It's funny how when I type the letters "s" "p" "a" in succession, my fingers automatically type an "n" next. I had started out writing this introduction with a comment about how intimidating the white space of the screen can be and when I went to write "space," I ended up typing "span" before I stopped and hit the backspace button. And even in typing the second to the last word in that last sentence I had to stop a second to make certain I typed a "c."
That seems like a good way of introducing me and my kink.
It's not obsessive. But it does sorta ooze through my being in ways that I'm not always aware of, though at some point -- around six or so -- I started to be conscious of the fact I'd like to be spanked.
About five years ago I typed "spanking" into Google. That's when I started getting the Internet at home. For the five years prior that I'd been online via my university computer lab, I'd been too chicken. Since then, I've talked to a lot of both fascinating and extraordiarily dull people, made some wonderful friends, and met my sweet but stern boyfriend who lives 8 time zones away. (He's here visiting until next Monday morning, at which time we'll go back to three hour phone calls over crackly, cheap-ass long distance carriers...sigh...).
The other night we talked about the concept of "domestic discipline." Most of the discipline I get does indeed take place in the home. But of the various meanings of the adjective "domestic" -- "of or relating to the family or household; fond of home life and household affairs; tame or domesticated; of or relating to a country's internal affairs" -- none seem particularly apt. I mean, I can't imagine ever getting spanked for, say, not having dinner ready at a set time. I'm certainly not an animal. And since our relationship is trans-Atlantic, we can't even say it has anything to do with a country's internal affairs.
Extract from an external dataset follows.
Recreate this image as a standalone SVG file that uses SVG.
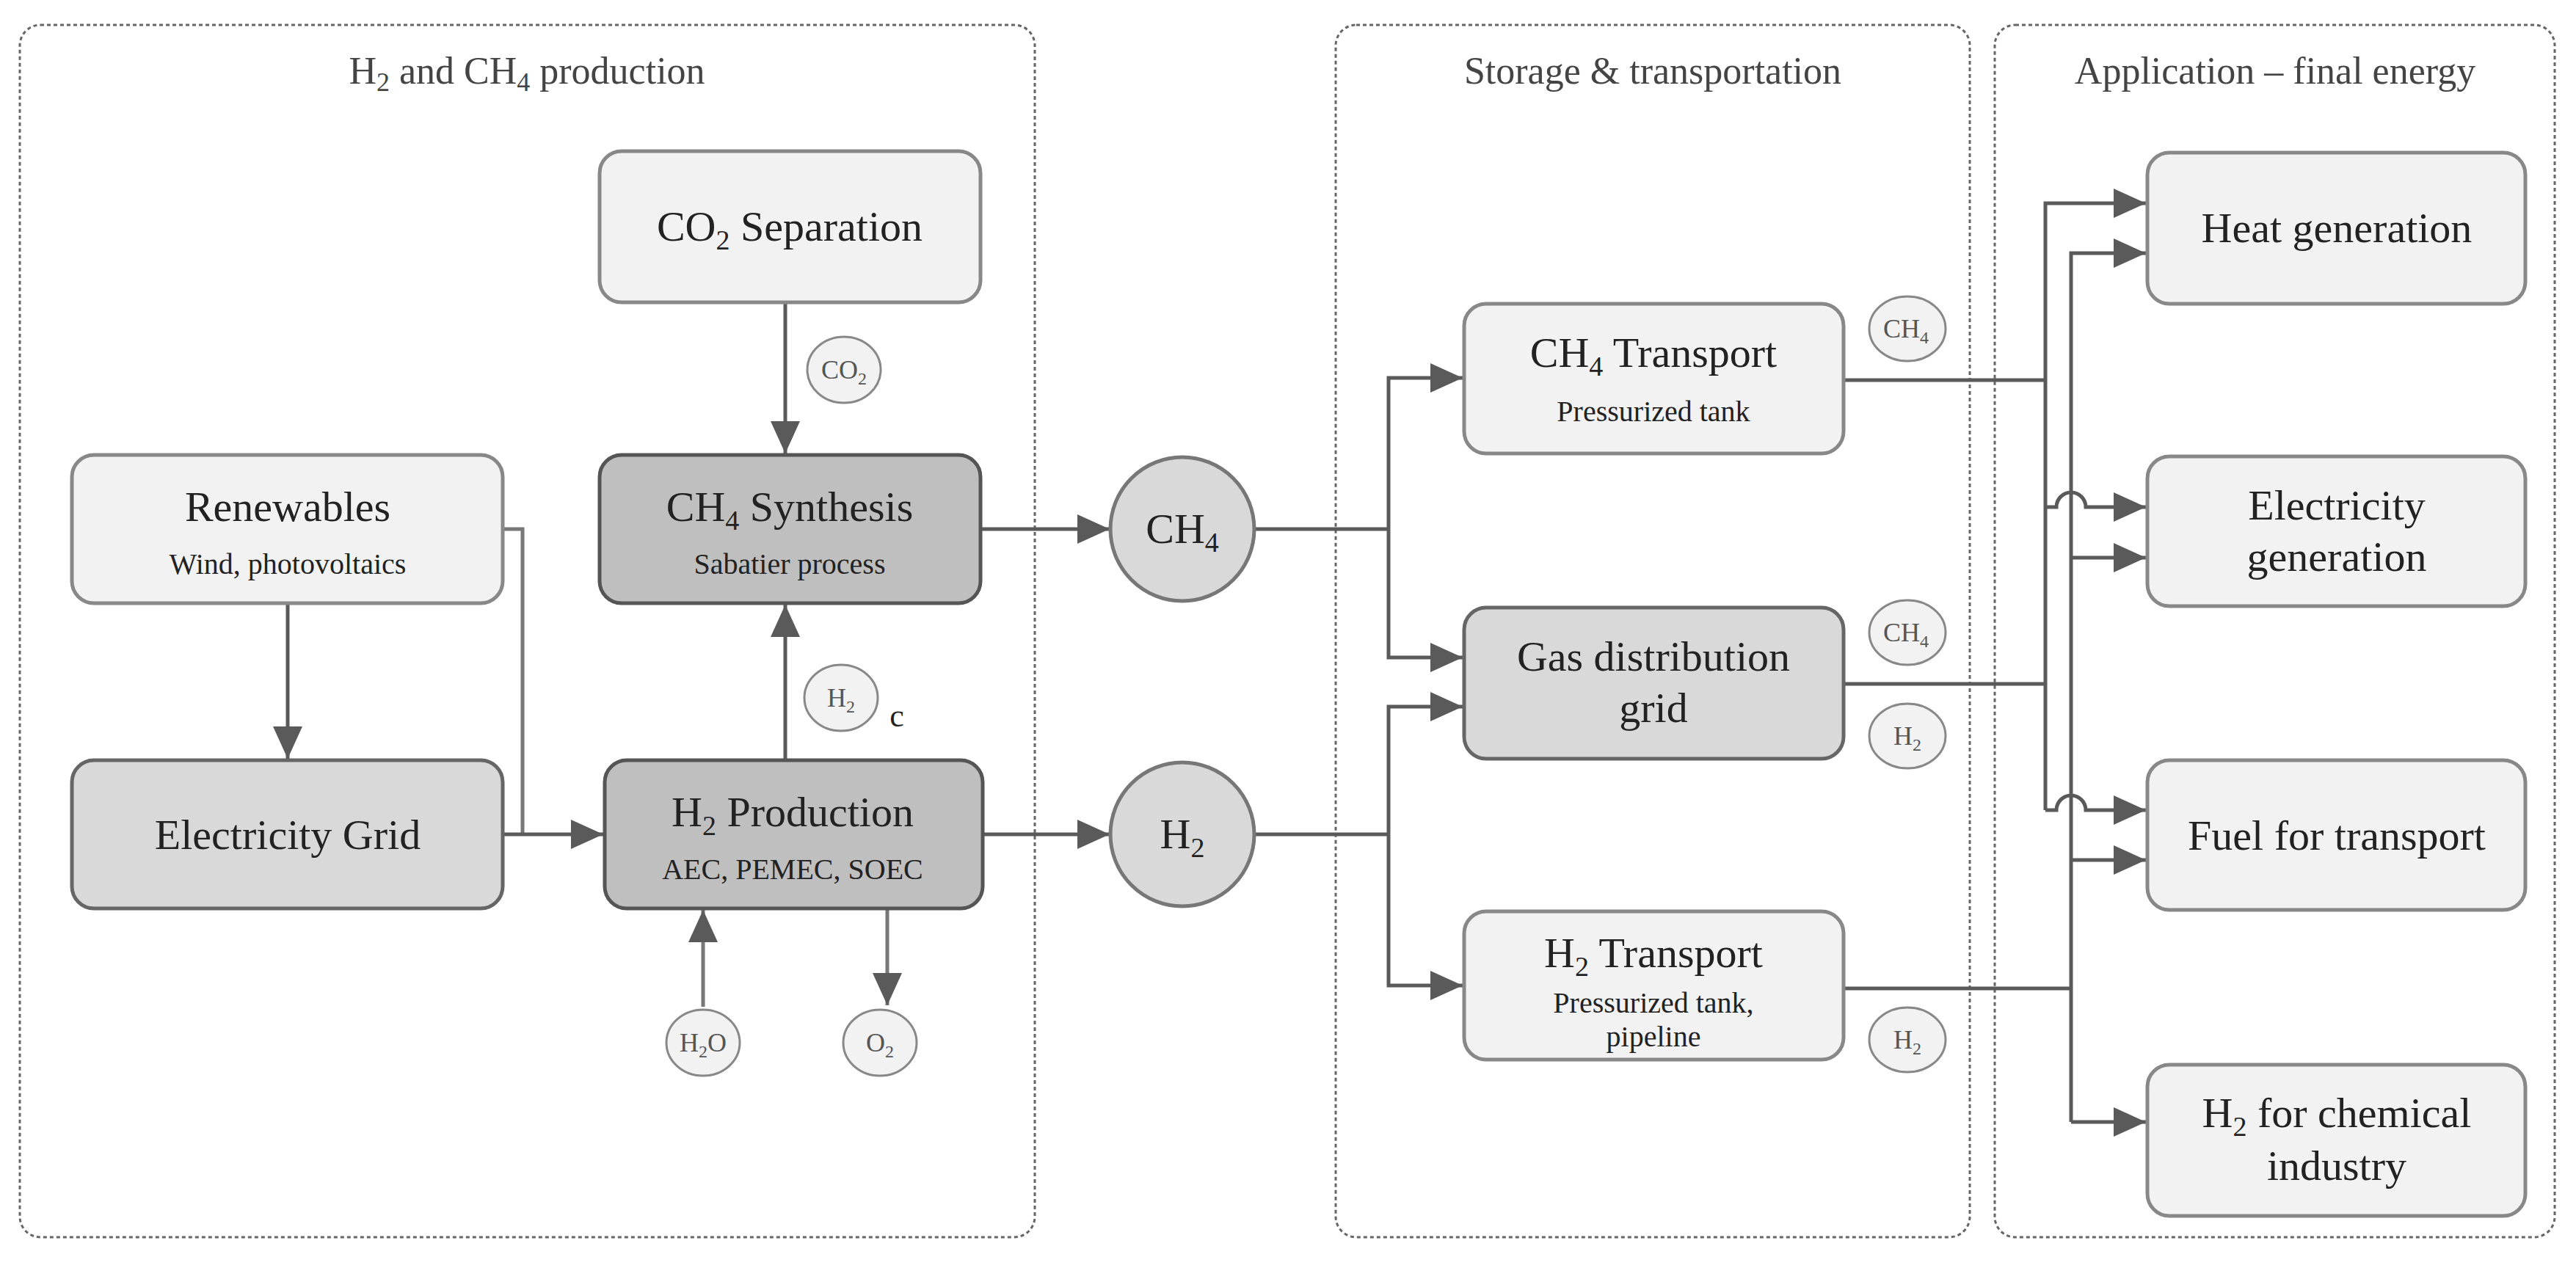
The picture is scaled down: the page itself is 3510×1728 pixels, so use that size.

It does have to do with what works for us. For me, I like having structure (usually one I create) and having it enforced (usually by someone else). I like the idea of it being enforced with physical punishment -- usually spanking, but can include other forms such as writing an essay or lines, standing in the corner, etc. Now I say "like the idea" because while I'm in the midst of a spanking, I really hate it. Punishment spankings (which are not that often) are not necessarily harder than role play (though often they are), but it's as if there is some sort of different neurochemical response that occurs when I'm getting the belt as discipline rather than play. But there is a happy, warm feeling that I have afterward or even somewhat before beneath the feeling of dread. An intimate feeling of safety and care that can be difficult to explain to non-spankos.
I often refer to the "Natty" me. I liked to write stories when I was kid (well, I still do). Now when I write, it's often to make sense of my world, but as a kid it was to escape to a childhood I didn't have in real life (long story -- currently writing a non-kink novel about it). When I was 13, I created a character that was that child I couldn't be and wrote her and her world throughout high school. A few years ago I wrote an autobiographical story about my relationship with her and renamed her "Natty." Spanking is definitely something that taps into the Natty me. A part of me that is just as vital an aspect of who I am as being an historian, a writer, a Byzantine Catholic, or a person living with chronic illness.
And someone who always has to hit that damn backspace button whenever I type the letters "s," "p," and "a," when the letters that follow are not "n" and "k."